Больше всего на свете в детстве я любил ходить на демонстрации. Кумачовые транспаранты, понятные ребенку лозунги вроде «Миру — мир», которые так хорошо рифмовались со знакомым по букварю «Мама мыла раму», непривычно радостные лица взрослых. Повзрослев и набравшись жизненного опыта — примерно годам к двенадцати — я догадался, что причинами радости были, в основном, лишний выходной и пронесенные на митинг фляжки со спиртным, но атмосферу безудержного счастья, ассоциировавшуюся с демонстрациями, это уже не могло испортить.
В мае 1995 года я участвовал в самой важной демонстрации первой половины своей жизни. На главной площади Черепаново отмечали пятидесятилетие победы в Великой отечественной войны и это был последний искренний юбилей на моей памяти. Живых ветеранов было много, а георгиевских ленточек еще не придумали. Из динамиков доносился бодрый голос Лещенко, на сцене стояли какие-то официальные лица, но мне гораздо интереснее казалась полевая кухня с пресной кашей и сладким чаем. Я стоял у этой кухни, смотрел снизу вверх на крепких еще фронтовиков и чувствовал себя маленькой частью большой истории.
Что и говорить, я очень любил демонстрации. Возможно, именно поэтому демонстрации, митинги, пикеты и прочие акции разного масштаба преследуют меня до сих пор, словно повторяющийся кошмар. Куда бы я не поехал, мне обязательно встретятся политически активные граждане.
Пару лет назад в Одессе на одной узкой улице шли плечом к плечу две колонны. Одна, состоявшая преимущественно из пожилых православных старушек и всем видом напоминающих завязавших алкоголиков мужчин средних лет, скандировала богоугодные лозунги и вздымала к небу флаги с иконами. Студенты-очкарики и, в общем, такие же бывшие аддикты из второй колонны угрюмо бормотали что-то насчет того, что бога нет, а их плакаты явно подражали творческому стилю художника Лоскутова. Эти противоположности время от времени недобро посматривали друг на друга, но, в целом, маршировали дружно и без конфликтов. Одесса всегда была городом контрастов, хотя терпимости к ценностям соседей там, кажется, с годами стало меньше.
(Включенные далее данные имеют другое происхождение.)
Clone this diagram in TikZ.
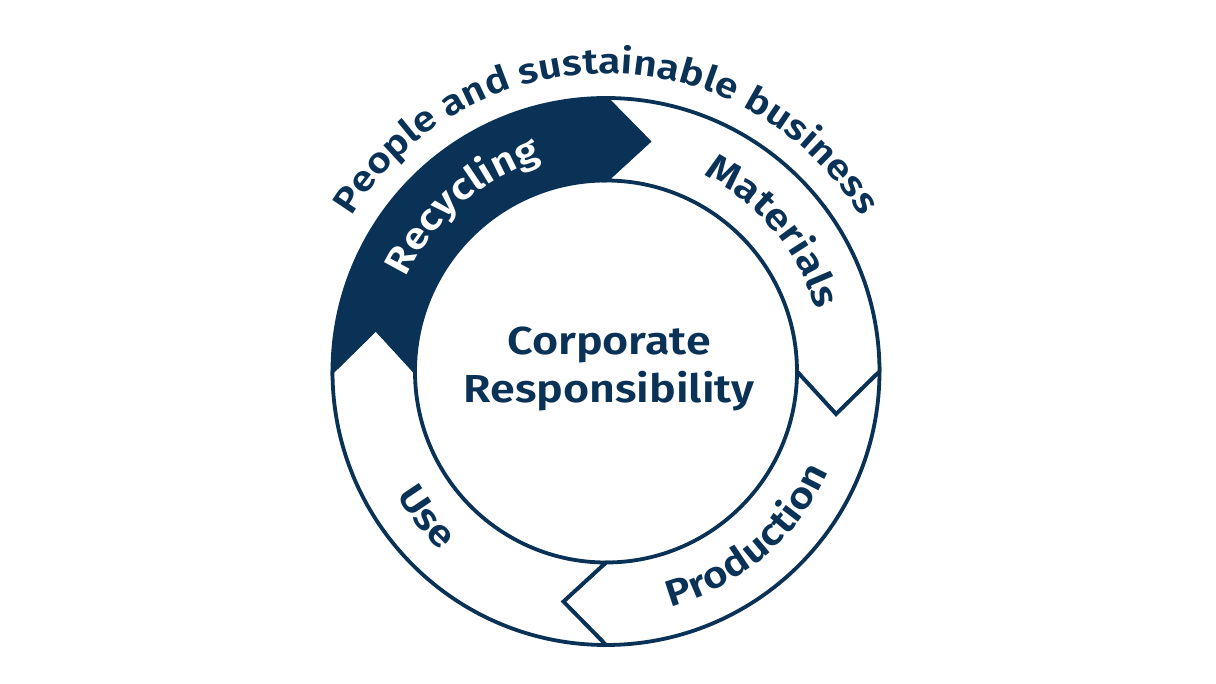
\documentclass[tikz,border=0pt]{standalone}
\usepackage{fontspec}
\setmainfont{Fira Sans}
\newfontfamily\dinfont{Fira Sans SemiBold}[FakeStretch=1.15]
\usetikzlibrary{decorations.text}
\definecolor{navy}{HTML}{0A3257}
\newcommand\ringfont{\dinfont\fontsize{37}{37}\selectfont}
\newcommand\topfont{\dinfont\fontsize{35.5}{35.5}\selectfont}
\begin{document}
\begin{tikzpicture}[x=1pt,y=1pt,
  seg/.style={draw=navy, line width=3.8pt, line join=miter, fill=white},
  segdark/.style={seg, fill=navy},
  coretext/.style={text=navy, font=\dinfont\fontsize{39}{39}\selectfont, anchor=base, inner sep=0pt},
  ringlabel/.style={decorate, decoration={text along path, text align=center, text color=#1}},
  ringlabel/.default=navy]
\useasboundingbox (-606,-312.5) rectangle (610,371.5);
\fill[white] (-606,-312.5) rectangle (610,371.5);
% Materials
\path[seg] (90:273.5pt) arc[start angle=90,end angle=0,radius=273.5pt] -- (-10.5:234pt) -- (0:191pt)
  arc[start angle=0,end angle=90,radius=191pt] -- (79.5:234pt) -- cycle;
% Production
\path[seg] (0:273.5pt) arc[start angle=0,end angle=-90,radius=273.5pt] -- (-100.5:234pt) -- (-90:191pt)
  arc[start angle=-90,end angle=0,radius=191pt] -- (-10.5:234pt) -- cycle;
% Use
\path[seg] (-90:273.5pt) arc[start angle=-90,end angle=-180,radius=273.5pt] -- (169.5:234pt) -- (180:191pt)
  arc[start angle=-180,end angle=-90,radius=191pt] -- (-100.5:234pt) -- cycle;
% Recycling
\path[segdark] (180:273.5pt) arc[start angle=180,end angle=90,radius=273.5pt] -- (79.5:234pt) -- (90:191pt)
  arc[start angle=90,end angle=180,radius=191pt] -- (169.5:234pt) -- cycle;
% labels along the ring
\path[ringlabel=white, decoration={text={|\ringfont|Recycling}}]
  (201:221pt) arc[start angle=201,end angle=61,radius=221pt];
\path[ringlabel, decoration={text={|\ringfont|Materials}}]
  (110:219pt) arc[start angle=110,end angle=-30,radius=219pt];
\path[ringlabel, decoration={text={|\ringfont|Production}}]
  (-119.5:244pt) arc[start angle=-119.5,end angle=20.5,radius=244pt];
\path[ringlabel, decoration={text={|\ringfont|Use}}]
  (-211:243pt) arc[start angle=-211,end angle=-71,radius=243pt];
% outer text
\path[ringlabel, decoration={text={|\topfont|People and sustainable business}}]
  (180:298pt) arc[start angle=180,end angle=0,radius=298pt];
% centre
\node[coretext] (corp) at (3,17.2) {Corporate};
\node[coretext] (resp) at (3,-30.8) {Responsibility};
\end{tikzpicture}
\end{document}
Прохладным ноябрьским днем 2013 года я оказался в Киеве во время первой масштабной акции сторонников евроинтеграции. Десятки тысяч человек шли по Крещатику и я опять чувствовал себя частью истории. Митингующие еще не знали о том, что скоро многим из них придется ночевать на Майдане, а полгода спустя их страну будет сложно узнать. Эхо той многотысячной демонстрации я наблюдал в Варшаве 9 мая, когда посвященные какой-то важной дате в истории Евросоюза митинг стал акцией в поддержку Украины. История и география иногда переплетаются в странной конфигурации.
Минувшей весной в Гонконге я стал свидетелем того, как потрепанные жизнью молодые люди оккупировали тротуар перед одним из международных банков. Судя по плакатам и отрывочным мегафонным репликам, они требовали политической реформы в Гонконге. В материковом Китае их за это, наверное, расстреляли бы, но на этом островке свободы география на какое-то время пришла на помощь истории.
Кульминацией моего демонстрационного туризма стала, как водится, поездка в Израиль, где я случайно стал частью стотысячного гей-парада. У меня вообще богатая история отношений с гей культурой. Лет десять назад в эфире какого-то ток-шоу на местном телевидении я убедительно доказывал необходимость легализации однополых браков. Зрители в студии не вдохновились моим либеральным порывом, а знакомые матушки еще долго звонили ей, снисходительно интересуясь, не педик ли Илюша.
В солнечном Тель-Авиве радужный муравейник загорелых мужчин и женщин увлек меня за собой и вырваться из этого кошмара российских депутатов было невозможно. Я пританцовывал под какую-то жуткую музыку, махал рукой бородатым трансвеститам, улыбался задорным еврейкам в бикини и внимательно рассматривал наклейки Fuck me, Kiss my, I love girls и Spank me на животах, бедрах и спинах этих веселых людей.
Столько радостных лиц в одном месте я не видел со времен советских демонстраций.